"For Books are not absolutely dead things, but doe contain a potencie of life in them to be as active as that soule was whose progeny they are; nay they do preserve as in a violl the purest efficacie and extraction of that living intellect that bred them." - John Milton
Sunday, 14 February 2016
Malcolm Mackay - The Sudden Arrival Of Violence
Rating: 5/5
Review: A brilliant conclusion to the Glasgow Trilogy
This is the concluding volume in Malcolm MacKay's excellent Glasgow Trilogy and it maintains the brilliance of the preceding two. It is comprehensible if you haven't read the previous two, but I would strongly recommend beginning with The Necessary Death Of Lewis Winter and How A Gunman Says Goodbye because the story and characters progress through all three to the climax here.

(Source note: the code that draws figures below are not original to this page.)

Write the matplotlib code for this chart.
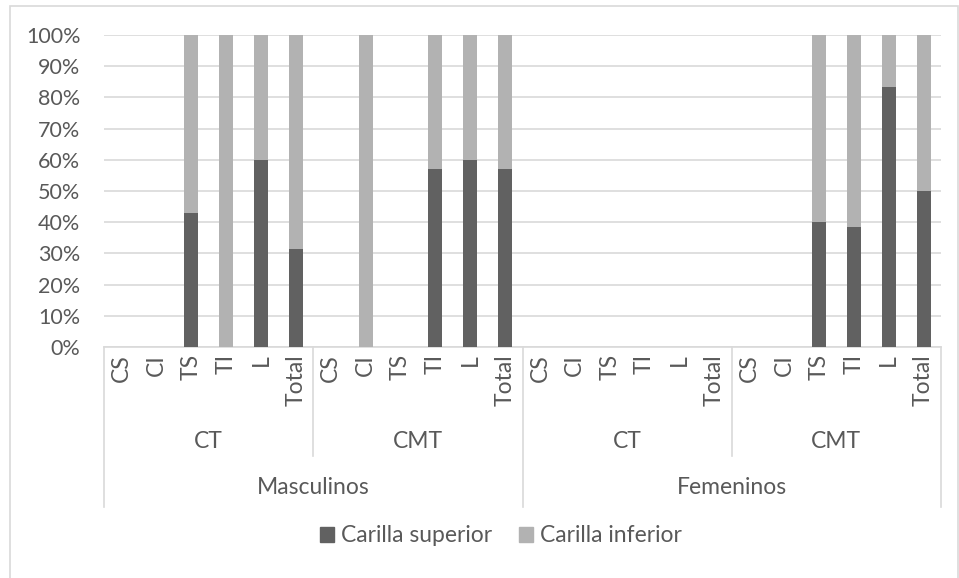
import matplotlib
matplotlib.use("Agg")
import matplotlib.pyplot as plt
from matplotlib.patches import Rectangle, Patch
from matplotlib.lines import Line2D
import matplotlib.transforms as mtransforms

plt.rcParams['font.family'] = ['Lato', 'DejaVu Sans']

# ---- data ----
sub_labels = ["CS", "CI", "TS", "TI", "L", "Total"] * 4
mid_labels = ["CT", "CMT", "CT", "CMT"]
top_labels = ["Masculinos", "Femeninos"]
superior = [0, 0, 42.9, 0, 60, 31.3,
            0, 0, 0, 57.1, 60, 57.1,
            0, 0, 0, 0, 0, 0,
            0, 0, 40, 38.5, 83.3, 50]
inferior = [0, 0, 57.1, 100, 40, 68.7,
            0, 100, 0, 42.9, 40, 42.9,
            0, 0, 0, 0, 0, 0,
            0, 0, 60, 61.5, 16.7, 50]
series_names = ["Carilla superior", "Carilla inferior"]

W, H = 959, 578
fig = plt.figure(figsize=(W / 100, H / 100), dpi=100)
dark = "#616161"
light = "#B2B2B2"
grid = "#D9D9D9"
txt = "#595959"
FS = 16.5

L, R, T, B = 104, 941, 35, 347
ax = fig.add_axes([L / W, 1 - B / H, (R - L) / W, (B - T) / H])

x = list(range(len(sub_labels)))
ax.bar(x, superior, width=0.4, color=dark, zorder=3)
ax.bar(x, inferior, width=0.4, bottom=superior, color=light, zorder=3)

ax.set_xlim(-0.5, len(x) - 0.5)
ax.set_ylim(0, 100)
ax.set_yticks(range(0, 101, 10))
ax.set_yticklabels([f"{v}%" for v in range(0, 101, 10)])
ax.yaxis.grid(True, color=grid, lw=1.2, zorder=0)
ax.tick_params(axis='y', length=0, pad=17, labelsize=15.5, labelcolor=txt)
ax.set_xticks(x)
ax.set_xticklabels(sub_labels, rotation=90, va='top', ha='center')
ax.tick_params(axis='x', length=0, pad=5, labelsize=FS, labelcolor=txt)
for s in ["left", "right", "top"]:
    ax.spines[s].set_visible(False)
ax.spines["bottom"].set_color(grid)
ax.spines["bottom"].set_linewidth(1.2)

# multi-level category axis
trans = mtransforms.blended_transform_factory(ax.transData, fig.transFigure)
def fy(py):
    return 1 - py / H

n = len(x)
for b in range(0, n + 1, 6):
    xb = b - 0.5
    y_end = 507 if b % 12 == 0 else 456
    fig.add_artist(Line2D([xb, xb], [fy(B), fy(y_end)], transform=trans,
                          color=grid, lw=1.2))
for i, lab in enumerate(mid_labels):
    fig.text(i * 6 + 2.5, fy(441), lab, transform=trans, ha='center', va='center',
             fontsize=FS, color=txt)
for i, lab in enumerate(top_labels):
    fig.text(i * 12 + 5.5, fy(488), lab, transform=trans, ha='center', va='center',
             fontsize=FS, color=txt)

# outer chart border
fig.add_artist(Rectangle((10 / W, -0.05), (958 - 10) / W, fy(6) + 0.05,
                         transform=fig.transFigure, fill=False, edgecolor=grid, lw=1.2))

handles = [Patch(color=dark), Patch(color=light)]
fig.legend(handles, series_names, loc='center', bbox_to_anchor=(501 / W, fy(536)),
           ncol=2, frameon=False, fontsize=FS, labelcolor=txt,
           handlelength=0.6, handleheight=0.6, handletextpad=0.3, columnspacing=1.2)

fig.savefig("out.png", dpi=100)
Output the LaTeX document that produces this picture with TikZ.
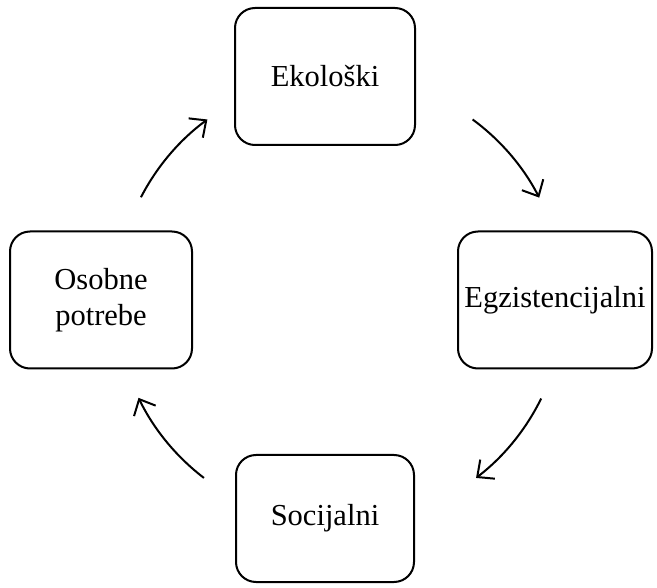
\documentclass[tikz,border=0pt]{standalone}
\usepackage{fontspec}
\setmainfont{Liberation Serif}
\usetikzlibrary{arrows.meta}
\begin{document}
\begin{tikzpicture}[x=1pt,y=-1pt,
  box/.style={draw,line width=2pt,rounded corners=20pt,align=center,
    font=\fontsize{30.5}{36}\selectfont,inner sep=0pt},
  cyc/.style={line width=2pt,-{Straight Barb[length=13pt,width=24pt,line width=2pt]}}]
\useasboundingbox (0,0) rectangle (657,588);
\node[box,minimum width=180pt,minimum height=137pt] (eko) at (325,76.5) {Ekološki};
\node[box,minimum width=194pt,minimum height=137pt] (egz) at (555,300) {Egzistencijalni};
\node[box,minimum width=178pt,minimum height=127pt] (soc) at (325,518.5) {Socijalni};
\node[box,minimum width=182pt,minimum height=137pt] (oso) at (101,300) {Osobne\\potrebe};
\coordinate (c) at (340,300);
\draw[cyc] ([shift={(53.7:224pt)}]c) arc[start angle=53.7,end angle=27.2,radius=224pt];
\draw[cyc] ([shift={(-26.1:224pt)}]c) arc[start angle=-26.1,end angle=-52.6,radius=224pt];
\draw[cyc] ([shift={(-127.4:224pt)}]c) arc[start angle=-127.4,end angle=-154.1,radius=224pt];
\draw[cyc] ([shift={(152.7:224pt)}]c) arc[start angle=152.7,end angle=126.3,radius=224pt];
\end{tikzpicture}
\end{document}
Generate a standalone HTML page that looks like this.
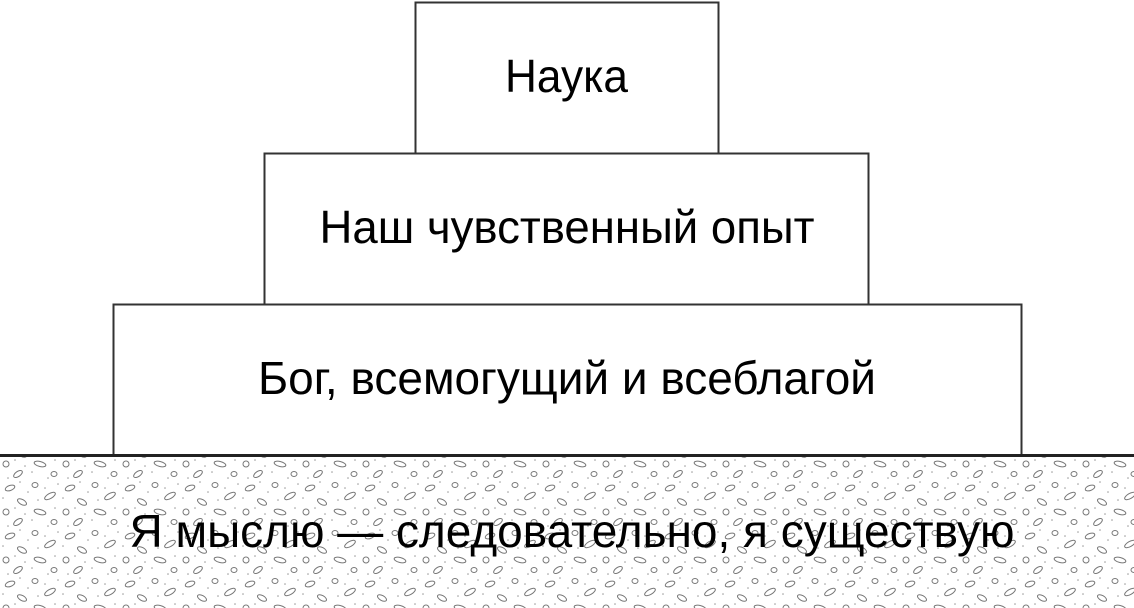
<!DOCTYPE html>
<html><head><meta charset="utf-8"><style>
html,body{margin:0;padding:0;background:#fff;width:1134px;height:608px;overflow:hidden}
svg{display:block}
text{font-family:"Liberation Sans",Arial,sans-serif;font-size:46px;fill:#000}
</style></head><body>
<svg width="1134" height="608" viewBox="0 0 1134 608" xmlns="http://www.w3.org/2000/svg">
<defs>
<pattern id="g" width="60" height="48" patternUnits="userSpaceOnUse">
<g fill="none" stroke="#777" stroke-width="1">
<ellipse cx="10" cy="8" rx="5" ry="2.5" transform="rotate(-20 10 8)"/>
<ellipse cx="35" cy="5" rx="3" ry="2.5"/>
<ellipse cx="50" cy="16" rx="6" ry="2.5" transform="rotate(-30 50 16)"/>
<ellipse cx="22" cy="22" rx="5" ry="2.5" transform="rotate(30 22 22)"/>
<ellipse cx="6" cy="32" rx="3" ry="3"/>
<ellipse cx="40" cy="32" rx="6" ry="2.5" transform="rotate(15 40 32)"/>
<ellipse cx="18" cy="42" rx="5" ry="2.5" transform="rotate(-35 18 42)"/>
<ellipse cx="54" cy="42" rx="3" ry="2.5"/>
</g>
<g fill="#999">
<circle cx="3" cy="18" r="0.8"/><circle cx="28" cy="12" r="0.8"/><circle cx="45" cy="8" r="0.8"/>
<circle cx="15" cy="28" r="0.8"/><circle cx="32" cy="40" r="0.8"/><circle cx="55" cy="28" r="0.8"/>
<circle cx="8" cy="46" r="0.8"/><circle cx="48" cy="46" r="0.8"/><circle cx="25" cy="34" r="0.8"/>
<circle cx="38" cy="20" r="0.8"/><circle cx="20" cy="2" r="0.8"/><circle cx="58" cy="4" r="0.8"/>
</g>
</pattern>
</defs>
<rect x="0" y="456" width="1134" height="152" fill="url(#g)"/>
<rect x="415.5" y="2.5" width="303" height="151" fill="#fff" stroke="#333" stroke-width="2"/>
<rect x="264.5" y="153.5" width="604" height="151" fill="#fff" stroke="#333" stroke-width="2"/>
<rect x="113.5" y="304.5" width="908" height="151" fill="#fff" stroke="#333" stroke-width="2"/>
<line x1="0" y1="455.5" x2="1134" y2="455.5" stroke="#222" stroke-width="3"/>
<text x="566.5" y="92" text-anchor="middle" textLength="123" lengthAdjust="spacingAndGlyphs">Наука</text>
<text x="567" y="243" text-anchor="middle" textLength="495" lengthAdjust="spacingAndGlyphs">Наш чувственный опыт</text>
<text x="567" y="394" text-anchor="middle" textLength="618" lengthAdjust="spacingAndGlyphs">Бог, всемогущий и всеблагой</text>
<text x="572" y="547" text-anchor="middle" textLength="885" lengthAdjust="spacingAndGlyphs">Я мыслю — следовательно, я существую</text>
</svg>
</body></html>
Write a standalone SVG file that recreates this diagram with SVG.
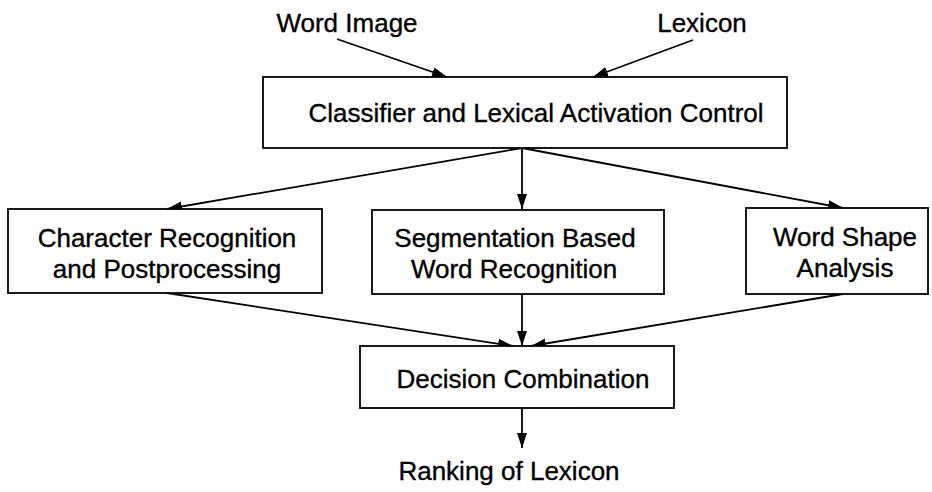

The story is of the Glasgow underworld and how different "organisations" manoeuvre for power between each other and within themselves. As before, we get the points of view of a number of characters which is a difficult trick to pull off but MacKay does it brilliantly, showing the way in which these things play out and the rapid changes in perspectives and loyalties as things change. He is so good at this that, slightly disturbingly, I found myself concerned for a cold-blooded gunman and wanting him to be safe. It's an excellent, exciting and thoughtful story, full of tension and insight and which avoids most of the clichés of the genre.
I find MacKay's style riveting. He writes mainly in short, staccato sentences. Not many adjectives. No similes or metaphors. It moves the action along. Builds the tension, too. You get the idea, and it's fantastically effective, I think. Despite the title, there isn't all that much graphic violence. What violence there is, is described in the same tone as the rest of the book which, to me, makes it exceptionally vivid and disturbing.
I was completely hooked on this as I have been on the previous two books. If you like a good crime novel (this is a lot more than a basic thriller) you'll probably love this and I recommend it very warmly indeed.